=== Given exercise ===
Repeat the lines exactly from the line that contains "Give me the TikZ source for this diagram." through the line that contains "(bs) at (698,188)"; leave images out and add nothing.

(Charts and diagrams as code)
####################

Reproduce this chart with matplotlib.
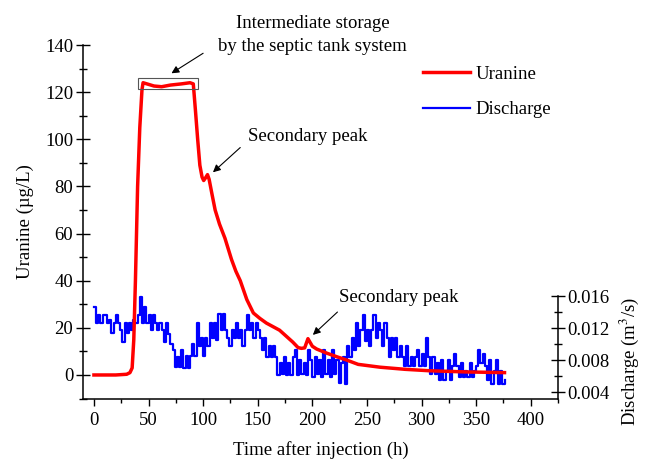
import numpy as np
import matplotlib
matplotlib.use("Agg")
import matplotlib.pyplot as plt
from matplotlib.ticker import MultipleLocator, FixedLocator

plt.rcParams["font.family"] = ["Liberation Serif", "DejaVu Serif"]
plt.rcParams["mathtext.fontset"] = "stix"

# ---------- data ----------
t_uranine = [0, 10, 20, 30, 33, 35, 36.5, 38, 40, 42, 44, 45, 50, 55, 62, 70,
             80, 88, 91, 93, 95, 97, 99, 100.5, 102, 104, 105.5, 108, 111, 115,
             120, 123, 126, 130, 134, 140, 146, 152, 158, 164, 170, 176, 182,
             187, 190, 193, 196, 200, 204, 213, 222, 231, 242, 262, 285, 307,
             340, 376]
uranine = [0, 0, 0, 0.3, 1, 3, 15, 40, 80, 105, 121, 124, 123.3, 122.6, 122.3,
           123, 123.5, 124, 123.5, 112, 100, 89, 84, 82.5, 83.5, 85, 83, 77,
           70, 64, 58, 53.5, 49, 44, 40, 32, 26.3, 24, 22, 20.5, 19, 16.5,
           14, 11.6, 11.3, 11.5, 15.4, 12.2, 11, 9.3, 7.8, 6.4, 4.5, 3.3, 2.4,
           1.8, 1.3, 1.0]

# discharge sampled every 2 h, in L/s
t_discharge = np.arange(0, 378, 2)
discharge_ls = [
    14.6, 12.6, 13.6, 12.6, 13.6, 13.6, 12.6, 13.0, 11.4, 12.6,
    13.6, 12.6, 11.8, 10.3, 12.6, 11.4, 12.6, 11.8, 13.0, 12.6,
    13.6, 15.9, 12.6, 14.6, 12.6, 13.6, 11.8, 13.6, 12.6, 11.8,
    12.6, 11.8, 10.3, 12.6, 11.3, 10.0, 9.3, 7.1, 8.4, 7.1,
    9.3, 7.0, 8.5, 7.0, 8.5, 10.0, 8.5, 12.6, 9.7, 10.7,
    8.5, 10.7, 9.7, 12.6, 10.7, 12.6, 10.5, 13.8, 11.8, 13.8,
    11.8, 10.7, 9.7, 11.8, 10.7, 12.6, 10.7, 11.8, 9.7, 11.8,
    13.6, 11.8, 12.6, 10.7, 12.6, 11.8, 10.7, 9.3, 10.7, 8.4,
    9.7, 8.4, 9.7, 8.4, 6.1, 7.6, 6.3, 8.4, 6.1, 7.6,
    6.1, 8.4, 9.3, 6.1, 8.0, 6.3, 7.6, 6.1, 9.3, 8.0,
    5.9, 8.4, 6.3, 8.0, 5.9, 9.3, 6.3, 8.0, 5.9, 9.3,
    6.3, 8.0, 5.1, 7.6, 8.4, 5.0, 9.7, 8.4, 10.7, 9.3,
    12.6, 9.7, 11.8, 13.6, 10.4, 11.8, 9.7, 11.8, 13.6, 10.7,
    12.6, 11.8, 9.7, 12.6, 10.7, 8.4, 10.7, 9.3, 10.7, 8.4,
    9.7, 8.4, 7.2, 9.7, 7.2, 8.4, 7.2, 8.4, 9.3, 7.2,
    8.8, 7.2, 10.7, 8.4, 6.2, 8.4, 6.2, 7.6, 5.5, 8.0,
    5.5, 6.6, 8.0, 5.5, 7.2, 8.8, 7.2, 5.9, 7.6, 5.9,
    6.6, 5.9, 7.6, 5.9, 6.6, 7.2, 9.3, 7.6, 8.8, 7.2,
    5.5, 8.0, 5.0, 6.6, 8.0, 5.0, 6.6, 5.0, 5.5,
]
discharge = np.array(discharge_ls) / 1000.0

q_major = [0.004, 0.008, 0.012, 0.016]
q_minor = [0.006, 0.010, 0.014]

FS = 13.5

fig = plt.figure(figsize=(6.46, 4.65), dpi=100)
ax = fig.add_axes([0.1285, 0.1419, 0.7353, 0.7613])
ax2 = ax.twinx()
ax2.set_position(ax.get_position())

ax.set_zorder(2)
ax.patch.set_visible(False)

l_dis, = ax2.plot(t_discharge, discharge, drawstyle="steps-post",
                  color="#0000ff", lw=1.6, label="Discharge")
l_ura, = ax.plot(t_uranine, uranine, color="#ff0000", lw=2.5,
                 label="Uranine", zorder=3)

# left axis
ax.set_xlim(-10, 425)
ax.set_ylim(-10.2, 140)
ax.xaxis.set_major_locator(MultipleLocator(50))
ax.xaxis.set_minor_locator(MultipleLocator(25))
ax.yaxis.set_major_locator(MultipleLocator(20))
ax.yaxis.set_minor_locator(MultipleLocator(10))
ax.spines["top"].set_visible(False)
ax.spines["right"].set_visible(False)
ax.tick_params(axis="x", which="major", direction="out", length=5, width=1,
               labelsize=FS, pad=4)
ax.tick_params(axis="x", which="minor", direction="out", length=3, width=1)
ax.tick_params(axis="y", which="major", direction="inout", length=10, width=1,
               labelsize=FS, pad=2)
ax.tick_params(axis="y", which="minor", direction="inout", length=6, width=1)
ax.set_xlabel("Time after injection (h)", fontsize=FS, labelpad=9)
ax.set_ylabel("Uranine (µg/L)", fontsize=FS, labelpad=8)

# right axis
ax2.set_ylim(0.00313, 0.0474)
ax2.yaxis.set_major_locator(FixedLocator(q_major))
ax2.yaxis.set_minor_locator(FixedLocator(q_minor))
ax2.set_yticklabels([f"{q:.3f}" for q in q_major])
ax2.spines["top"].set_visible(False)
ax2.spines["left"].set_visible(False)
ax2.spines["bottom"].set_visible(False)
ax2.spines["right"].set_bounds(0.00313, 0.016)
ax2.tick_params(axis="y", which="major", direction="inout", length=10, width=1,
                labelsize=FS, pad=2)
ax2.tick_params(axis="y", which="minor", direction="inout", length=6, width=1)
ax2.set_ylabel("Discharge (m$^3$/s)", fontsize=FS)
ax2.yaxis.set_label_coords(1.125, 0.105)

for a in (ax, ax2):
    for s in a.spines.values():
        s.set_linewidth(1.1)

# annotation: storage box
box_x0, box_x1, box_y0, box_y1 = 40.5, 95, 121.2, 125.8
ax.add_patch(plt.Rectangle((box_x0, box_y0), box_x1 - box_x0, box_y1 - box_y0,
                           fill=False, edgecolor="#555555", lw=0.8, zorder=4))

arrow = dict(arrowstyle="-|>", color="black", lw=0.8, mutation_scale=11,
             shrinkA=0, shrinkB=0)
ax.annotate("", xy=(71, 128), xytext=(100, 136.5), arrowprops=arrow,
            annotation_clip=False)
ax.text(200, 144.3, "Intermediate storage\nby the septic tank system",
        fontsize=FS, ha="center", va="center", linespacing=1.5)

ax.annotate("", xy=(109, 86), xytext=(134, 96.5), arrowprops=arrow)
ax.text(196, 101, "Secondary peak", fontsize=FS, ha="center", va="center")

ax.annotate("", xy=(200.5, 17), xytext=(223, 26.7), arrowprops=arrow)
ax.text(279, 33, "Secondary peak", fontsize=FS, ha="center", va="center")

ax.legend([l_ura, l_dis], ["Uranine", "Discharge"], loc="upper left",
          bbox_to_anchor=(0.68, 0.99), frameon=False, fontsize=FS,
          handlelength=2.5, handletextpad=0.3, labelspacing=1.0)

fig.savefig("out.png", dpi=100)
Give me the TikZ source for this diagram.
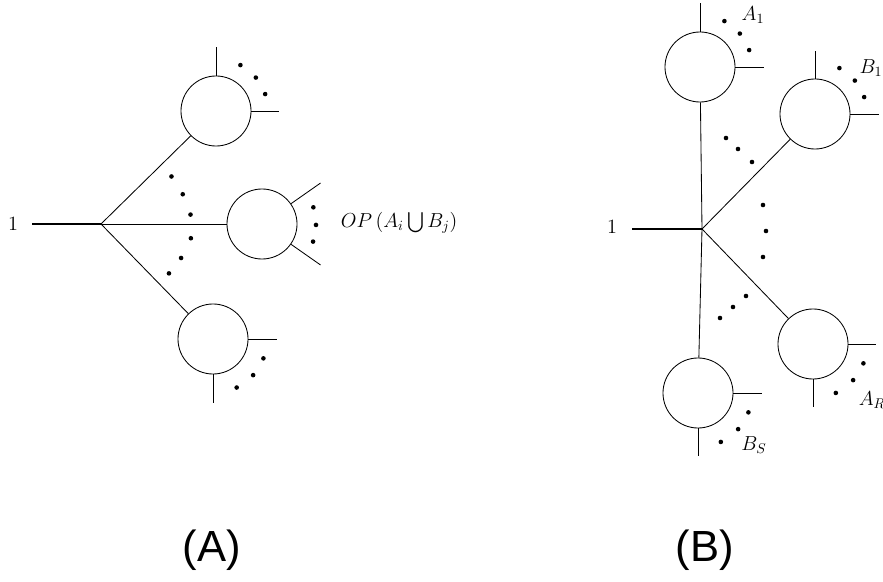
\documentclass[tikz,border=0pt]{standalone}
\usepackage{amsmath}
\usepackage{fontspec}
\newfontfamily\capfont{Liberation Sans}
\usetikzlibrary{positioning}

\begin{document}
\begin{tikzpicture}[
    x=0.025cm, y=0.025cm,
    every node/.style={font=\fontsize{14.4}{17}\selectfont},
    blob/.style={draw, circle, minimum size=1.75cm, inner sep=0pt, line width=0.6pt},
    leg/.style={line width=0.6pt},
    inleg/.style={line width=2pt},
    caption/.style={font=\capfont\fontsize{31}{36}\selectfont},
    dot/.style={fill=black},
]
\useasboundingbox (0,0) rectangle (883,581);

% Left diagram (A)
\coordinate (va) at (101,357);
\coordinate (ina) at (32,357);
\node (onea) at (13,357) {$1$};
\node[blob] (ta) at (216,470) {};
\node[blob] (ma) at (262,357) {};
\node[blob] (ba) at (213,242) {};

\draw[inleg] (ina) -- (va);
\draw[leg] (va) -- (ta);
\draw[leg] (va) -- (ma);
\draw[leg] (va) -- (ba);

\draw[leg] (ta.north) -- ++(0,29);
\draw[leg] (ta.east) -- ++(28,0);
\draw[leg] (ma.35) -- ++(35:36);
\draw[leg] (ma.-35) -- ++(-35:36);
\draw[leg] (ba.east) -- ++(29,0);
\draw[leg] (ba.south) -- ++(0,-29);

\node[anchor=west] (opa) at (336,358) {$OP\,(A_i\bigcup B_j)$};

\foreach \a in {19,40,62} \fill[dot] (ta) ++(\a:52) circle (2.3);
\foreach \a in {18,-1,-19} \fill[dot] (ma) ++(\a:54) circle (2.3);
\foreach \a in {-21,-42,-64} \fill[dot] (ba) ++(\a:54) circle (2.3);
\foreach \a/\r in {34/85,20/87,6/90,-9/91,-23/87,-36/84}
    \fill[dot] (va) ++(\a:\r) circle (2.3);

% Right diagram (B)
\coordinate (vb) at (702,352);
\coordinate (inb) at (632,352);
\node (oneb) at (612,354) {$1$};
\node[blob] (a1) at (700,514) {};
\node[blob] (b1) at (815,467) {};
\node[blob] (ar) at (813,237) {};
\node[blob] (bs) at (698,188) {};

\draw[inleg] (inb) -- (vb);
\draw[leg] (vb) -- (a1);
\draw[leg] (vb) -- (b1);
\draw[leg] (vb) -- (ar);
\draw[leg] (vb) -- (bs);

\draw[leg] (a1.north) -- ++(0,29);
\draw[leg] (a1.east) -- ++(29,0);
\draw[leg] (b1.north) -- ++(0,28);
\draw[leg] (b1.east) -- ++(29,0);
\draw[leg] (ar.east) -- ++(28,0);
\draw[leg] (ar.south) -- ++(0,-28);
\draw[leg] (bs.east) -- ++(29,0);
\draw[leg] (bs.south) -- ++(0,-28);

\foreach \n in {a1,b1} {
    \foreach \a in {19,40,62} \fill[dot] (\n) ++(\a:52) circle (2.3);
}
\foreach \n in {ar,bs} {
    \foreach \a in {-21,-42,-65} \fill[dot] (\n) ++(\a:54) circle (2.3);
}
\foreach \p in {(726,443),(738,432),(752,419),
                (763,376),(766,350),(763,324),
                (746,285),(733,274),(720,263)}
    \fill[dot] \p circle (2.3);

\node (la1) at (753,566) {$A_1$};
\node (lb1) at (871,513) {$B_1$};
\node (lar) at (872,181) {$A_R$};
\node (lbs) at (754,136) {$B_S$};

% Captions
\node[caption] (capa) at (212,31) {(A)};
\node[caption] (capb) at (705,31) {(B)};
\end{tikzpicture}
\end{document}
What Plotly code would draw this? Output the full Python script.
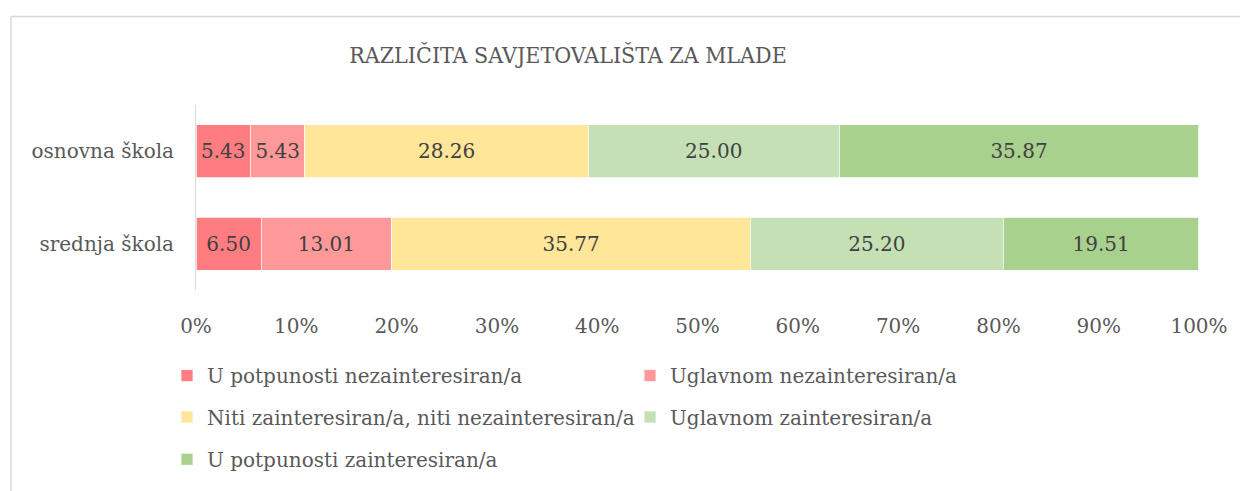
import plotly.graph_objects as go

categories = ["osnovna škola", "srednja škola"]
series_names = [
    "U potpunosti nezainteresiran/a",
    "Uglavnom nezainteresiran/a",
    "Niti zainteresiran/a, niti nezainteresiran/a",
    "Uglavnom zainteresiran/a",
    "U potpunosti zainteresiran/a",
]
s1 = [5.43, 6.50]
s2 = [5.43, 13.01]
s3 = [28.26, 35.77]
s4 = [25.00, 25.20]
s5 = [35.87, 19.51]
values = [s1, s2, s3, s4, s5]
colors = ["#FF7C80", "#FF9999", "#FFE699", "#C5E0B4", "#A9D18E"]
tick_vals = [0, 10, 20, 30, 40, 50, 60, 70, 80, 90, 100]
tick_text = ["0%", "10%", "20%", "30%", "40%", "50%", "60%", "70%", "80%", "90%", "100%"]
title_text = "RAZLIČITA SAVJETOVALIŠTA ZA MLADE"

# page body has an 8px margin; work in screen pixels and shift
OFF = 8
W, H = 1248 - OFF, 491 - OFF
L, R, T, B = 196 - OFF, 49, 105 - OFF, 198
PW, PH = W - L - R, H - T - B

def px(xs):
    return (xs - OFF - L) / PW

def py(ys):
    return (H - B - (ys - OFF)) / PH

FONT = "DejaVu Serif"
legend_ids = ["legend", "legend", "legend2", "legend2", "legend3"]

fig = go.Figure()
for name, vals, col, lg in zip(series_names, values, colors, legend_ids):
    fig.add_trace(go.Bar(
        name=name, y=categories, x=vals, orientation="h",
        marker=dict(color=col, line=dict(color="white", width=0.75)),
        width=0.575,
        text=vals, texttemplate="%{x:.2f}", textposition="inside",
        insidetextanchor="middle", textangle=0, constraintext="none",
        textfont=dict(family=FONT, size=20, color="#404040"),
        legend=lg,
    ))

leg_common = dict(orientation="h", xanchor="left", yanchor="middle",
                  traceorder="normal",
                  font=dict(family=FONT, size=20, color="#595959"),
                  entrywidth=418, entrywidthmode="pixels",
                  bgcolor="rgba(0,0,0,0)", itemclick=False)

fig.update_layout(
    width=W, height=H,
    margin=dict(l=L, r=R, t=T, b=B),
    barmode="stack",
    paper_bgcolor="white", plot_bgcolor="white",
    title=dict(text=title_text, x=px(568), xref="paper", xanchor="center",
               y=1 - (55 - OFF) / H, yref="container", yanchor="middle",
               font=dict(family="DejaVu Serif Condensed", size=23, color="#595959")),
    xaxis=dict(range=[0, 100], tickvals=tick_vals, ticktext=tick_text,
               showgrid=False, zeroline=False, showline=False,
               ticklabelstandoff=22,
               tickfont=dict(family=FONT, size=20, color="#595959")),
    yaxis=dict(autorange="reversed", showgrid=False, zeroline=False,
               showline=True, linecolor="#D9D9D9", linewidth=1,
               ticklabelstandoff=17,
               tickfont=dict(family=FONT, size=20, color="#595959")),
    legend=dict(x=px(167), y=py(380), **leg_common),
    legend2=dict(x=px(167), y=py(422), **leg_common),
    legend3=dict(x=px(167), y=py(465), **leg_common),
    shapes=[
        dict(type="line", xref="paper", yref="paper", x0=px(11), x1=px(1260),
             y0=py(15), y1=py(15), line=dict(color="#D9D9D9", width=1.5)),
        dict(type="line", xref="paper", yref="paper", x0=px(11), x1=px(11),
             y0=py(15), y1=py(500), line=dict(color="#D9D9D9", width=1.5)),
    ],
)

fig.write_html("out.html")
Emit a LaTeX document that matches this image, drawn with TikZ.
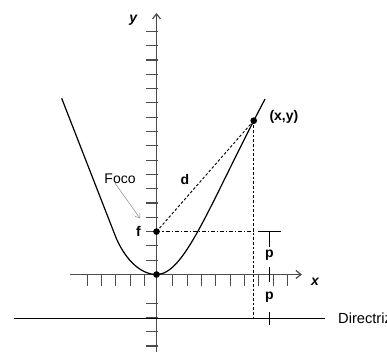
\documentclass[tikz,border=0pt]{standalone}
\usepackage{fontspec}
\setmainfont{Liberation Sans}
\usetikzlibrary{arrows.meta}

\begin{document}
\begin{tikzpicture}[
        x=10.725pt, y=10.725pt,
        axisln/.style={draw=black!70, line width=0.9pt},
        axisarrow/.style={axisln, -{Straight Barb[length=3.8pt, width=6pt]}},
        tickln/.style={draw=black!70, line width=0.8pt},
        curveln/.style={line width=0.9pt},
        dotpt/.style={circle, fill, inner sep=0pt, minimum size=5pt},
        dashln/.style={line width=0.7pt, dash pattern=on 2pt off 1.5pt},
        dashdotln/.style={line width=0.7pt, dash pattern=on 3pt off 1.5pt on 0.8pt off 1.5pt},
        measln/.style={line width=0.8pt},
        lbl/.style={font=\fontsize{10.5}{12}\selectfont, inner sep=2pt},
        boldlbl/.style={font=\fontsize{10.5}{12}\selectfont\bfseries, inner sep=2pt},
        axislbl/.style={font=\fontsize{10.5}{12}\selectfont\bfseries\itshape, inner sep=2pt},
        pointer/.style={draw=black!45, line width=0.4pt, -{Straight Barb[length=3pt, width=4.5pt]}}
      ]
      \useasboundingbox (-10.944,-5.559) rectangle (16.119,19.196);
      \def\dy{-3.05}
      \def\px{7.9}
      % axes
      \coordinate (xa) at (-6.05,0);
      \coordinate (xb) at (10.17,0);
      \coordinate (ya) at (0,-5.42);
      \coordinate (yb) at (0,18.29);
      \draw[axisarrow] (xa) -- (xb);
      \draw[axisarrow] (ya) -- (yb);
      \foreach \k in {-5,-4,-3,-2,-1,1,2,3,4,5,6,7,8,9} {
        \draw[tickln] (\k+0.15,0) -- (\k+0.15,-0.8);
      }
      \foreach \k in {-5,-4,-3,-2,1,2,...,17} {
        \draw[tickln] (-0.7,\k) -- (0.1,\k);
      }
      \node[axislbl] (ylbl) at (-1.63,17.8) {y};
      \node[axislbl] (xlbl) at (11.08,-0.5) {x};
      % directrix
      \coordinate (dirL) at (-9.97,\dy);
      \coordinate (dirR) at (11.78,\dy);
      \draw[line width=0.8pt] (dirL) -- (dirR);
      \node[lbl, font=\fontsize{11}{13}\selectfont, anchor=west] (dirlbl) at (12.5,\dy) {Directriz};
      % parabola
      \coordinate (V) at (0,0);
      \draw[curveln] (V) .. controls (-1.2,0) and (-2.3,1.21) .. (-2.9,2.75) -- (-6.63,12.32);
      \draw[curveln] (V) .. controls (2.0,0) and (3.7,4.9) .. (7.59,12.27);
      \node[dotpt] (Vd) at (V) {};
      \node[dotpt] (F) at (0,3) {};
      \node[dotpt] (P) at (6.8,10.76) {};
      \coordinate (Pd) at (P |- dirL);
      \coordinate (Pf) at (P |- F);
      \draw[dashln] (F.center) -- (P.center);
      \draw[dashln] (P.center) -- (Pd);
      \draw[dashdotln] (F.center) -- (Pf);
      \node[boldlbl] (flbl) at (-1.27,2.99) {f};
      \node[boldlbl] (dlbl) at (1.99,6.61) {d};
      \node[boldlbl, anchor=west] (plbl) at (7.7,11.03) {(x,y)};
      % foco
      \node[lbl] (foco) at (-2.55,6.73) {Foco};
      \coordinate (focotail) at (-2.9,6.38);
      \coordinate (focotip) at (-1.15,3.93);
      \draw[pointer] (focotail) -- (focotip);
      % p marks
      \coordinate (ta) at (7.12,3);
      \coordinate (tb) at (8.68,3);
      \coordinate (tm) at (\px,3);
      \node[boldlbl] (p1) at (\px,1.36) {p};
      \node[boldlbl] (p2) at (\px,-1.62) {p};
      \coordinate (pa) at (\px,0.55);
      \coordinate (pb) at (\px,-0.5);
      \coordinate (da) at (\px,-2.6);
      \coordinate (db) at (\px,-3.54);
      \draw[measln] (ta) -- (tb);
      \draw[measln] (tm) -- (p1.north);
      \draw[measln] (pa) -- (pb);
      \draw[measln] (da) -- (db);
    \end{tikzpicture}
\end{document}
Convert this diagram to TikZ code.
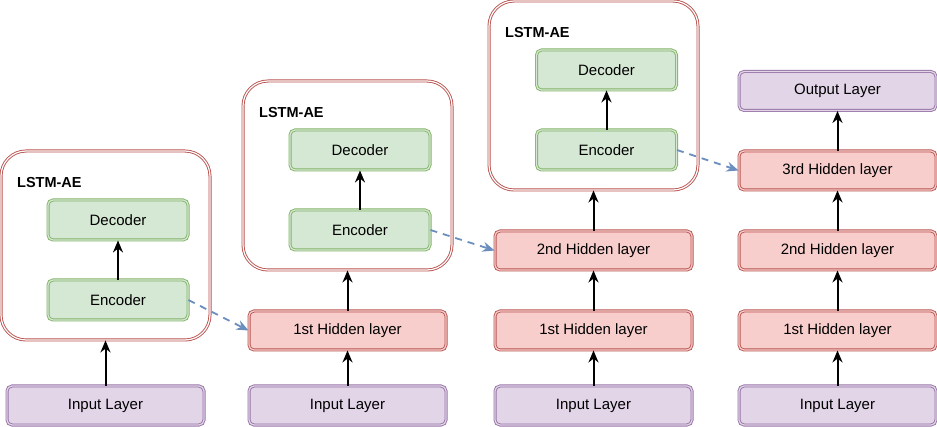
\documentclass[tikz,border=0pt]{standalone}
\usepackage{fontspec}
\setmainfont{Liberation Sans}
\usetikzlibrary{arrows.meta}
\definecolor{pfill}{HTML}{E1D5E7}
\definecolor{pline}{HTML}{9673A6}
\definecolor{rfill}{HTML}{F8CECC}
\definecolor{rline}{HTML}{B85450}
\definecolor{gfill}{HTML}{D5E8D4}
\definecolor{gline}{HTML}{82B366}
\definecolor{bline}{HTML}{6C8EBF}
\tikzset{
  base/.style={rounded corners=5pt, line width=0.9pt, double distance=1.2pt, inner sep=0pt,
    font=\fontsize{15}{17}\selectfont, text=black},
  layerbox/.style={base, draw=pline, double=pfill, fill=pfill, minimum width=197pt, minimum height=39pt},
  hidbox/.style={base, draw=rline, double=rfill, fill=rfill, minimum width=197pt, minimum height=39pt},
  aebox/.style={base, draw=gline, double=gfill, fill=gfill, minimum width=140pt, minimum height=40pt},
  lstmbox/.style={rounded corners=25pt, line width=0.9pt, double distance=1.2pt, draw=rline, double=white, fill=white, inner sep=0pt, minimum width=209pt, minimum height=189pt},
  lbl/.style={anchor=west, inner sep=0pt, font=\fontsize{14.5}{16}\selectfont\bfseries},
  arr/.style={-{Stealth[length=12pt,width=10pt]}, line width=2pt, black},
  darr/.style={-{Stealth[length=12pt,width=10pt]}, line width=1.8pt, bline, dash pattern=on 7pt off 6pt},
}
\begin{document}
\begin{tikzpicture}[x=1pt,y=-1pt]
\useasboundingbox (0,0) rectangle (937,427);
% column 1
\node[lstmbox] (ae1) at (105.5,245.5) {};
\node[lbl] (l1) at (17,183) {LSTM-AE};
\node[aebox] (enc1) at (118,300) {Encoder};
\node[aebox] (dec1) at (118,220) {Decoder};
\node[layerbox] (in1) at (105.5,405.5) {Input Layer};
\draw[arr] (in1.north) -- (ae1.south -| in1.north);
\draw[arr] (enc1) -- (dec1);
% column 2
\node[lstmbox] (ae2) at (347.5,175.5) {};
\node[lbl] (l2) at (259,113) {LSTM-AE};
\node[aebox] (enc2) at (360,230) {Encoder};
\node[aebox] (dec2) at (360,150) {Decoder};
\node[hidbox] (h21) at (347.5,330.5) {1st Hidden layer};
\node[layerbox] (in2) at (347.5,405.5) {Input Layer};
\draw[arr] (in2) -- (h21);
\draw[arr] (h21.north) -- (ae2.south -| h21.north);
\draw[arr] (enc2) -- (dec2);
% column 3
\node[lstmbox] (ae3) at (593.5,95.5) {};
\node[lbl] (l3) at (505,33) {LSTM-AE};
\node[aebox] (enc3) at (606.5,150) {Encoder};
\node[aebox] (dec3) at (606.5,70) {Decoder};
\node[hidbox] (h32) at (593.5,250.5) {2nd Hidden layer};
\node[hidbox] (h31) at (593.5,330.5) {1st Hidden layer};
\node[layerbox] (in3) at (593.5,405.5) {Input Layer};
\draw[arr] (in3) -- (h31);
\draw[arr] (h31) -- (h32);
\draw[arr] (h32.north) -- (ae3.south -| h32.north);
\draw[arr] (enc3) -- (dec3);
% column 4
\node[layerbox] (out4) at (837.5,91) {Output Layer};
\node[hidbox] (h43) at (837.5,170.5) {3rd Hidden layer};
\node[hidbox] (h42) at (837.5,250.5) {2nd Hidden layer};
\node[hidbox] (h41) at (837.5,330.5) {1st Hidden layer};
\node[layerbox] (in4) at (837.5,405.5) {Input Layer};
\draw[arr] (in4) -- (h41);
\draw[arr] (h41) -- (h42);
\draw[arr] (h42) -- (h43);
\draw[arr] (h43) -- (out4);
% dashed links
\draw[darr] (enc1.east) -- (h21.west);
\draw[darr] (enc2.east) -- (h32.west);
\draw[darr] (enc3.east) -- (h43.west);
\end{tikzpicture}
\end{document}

####################

=== Answer to this task ===
Give me the TikZ source for this diagram.
\documentclass[tikz,border=0pt]{standalone}
\usepackage{amsmath}
\usepackage{fontspec}
\newfontfamily\capfont{Liberation Sans}
\usetikzlibrary{positioning}

\begin{document}
\begin{tikzpicture}[
    x=0.025cm, y=0.025cm,
    every node/.style={font=\fontsize{14.4}{17}\selectfont},
    blob/.style={draw, circle, minimum size=1.75cm, inner sep=0pt, line width=0.6pt},
    leg/.style={line width=0.6pt},
    inleg/.style={line width=2pt},
    caption/.style={font=\capfont\fontsize{31}{36}\selectfont},
    dot/.style={fill=black},
]
\useasboundingbox (0,0) rectangle (883,581);

% Left diagram (A)
\coordinate (va) at (101,357);
\coordinate (ina) at (32,357);
\node (onea) at (13,357) {$1$};
\node[blob] (ta) at (216,470) {};
\node[blob] (ma) at (262,357) {};
\node[blob] (ba) at (213,242) {};

\draw[inleg] (ina) -- (va);
\draw[leg] (va) -- (ta);
\draw[leg] (va) -- (ma);
\draw[leg] (va) -- (ba);

\draw[leg] (ta.north) -- ++(0,29);
\draw[leg] (ta.east) -- ++(28,0);
\draw[leg] (ma.35) -- ++(35:36);
\draw[leg] (ma.-35) -- ++(-35:36);
\draw[leg] (ba.east) -- ++(29,0);
\draw[leg] (ba.south) -- ++(0,-29);

\node[anchor=west] (opa) at (336,358) {$OP\,(A_i\bigcup B_j)$};

\foreach \a in {19,40,62} \fill[dot] (ta) ++(\a:52) circle (2.3);
\foreach \a in {18,-1,-19} \fill[dot] (ma) ++(\a:54) circle (2.3);
\foreach \a in {-21,-42,-64} \fill[dot] (ba) ++(\a:54) circle (2.3);
\foreach \a/\r in {34/85,20/87,6/90,-9/91,-23/87,-36/84}
    \fill[dot] (va) ++(\a:\r) circle (2.3);

% Right diagram (B)
\coordinate (vb) at (702,352);
\coordinate (inb) at (632,352);
\node (oneb) at (612,354) {$1$};
\node[blob] (a1) at (700,514) {};
\node[blob] (b1) at (815,467) {};
\node[blob] (ar) at (813,237) {};
\node[blob] (bs) at (698,188) {};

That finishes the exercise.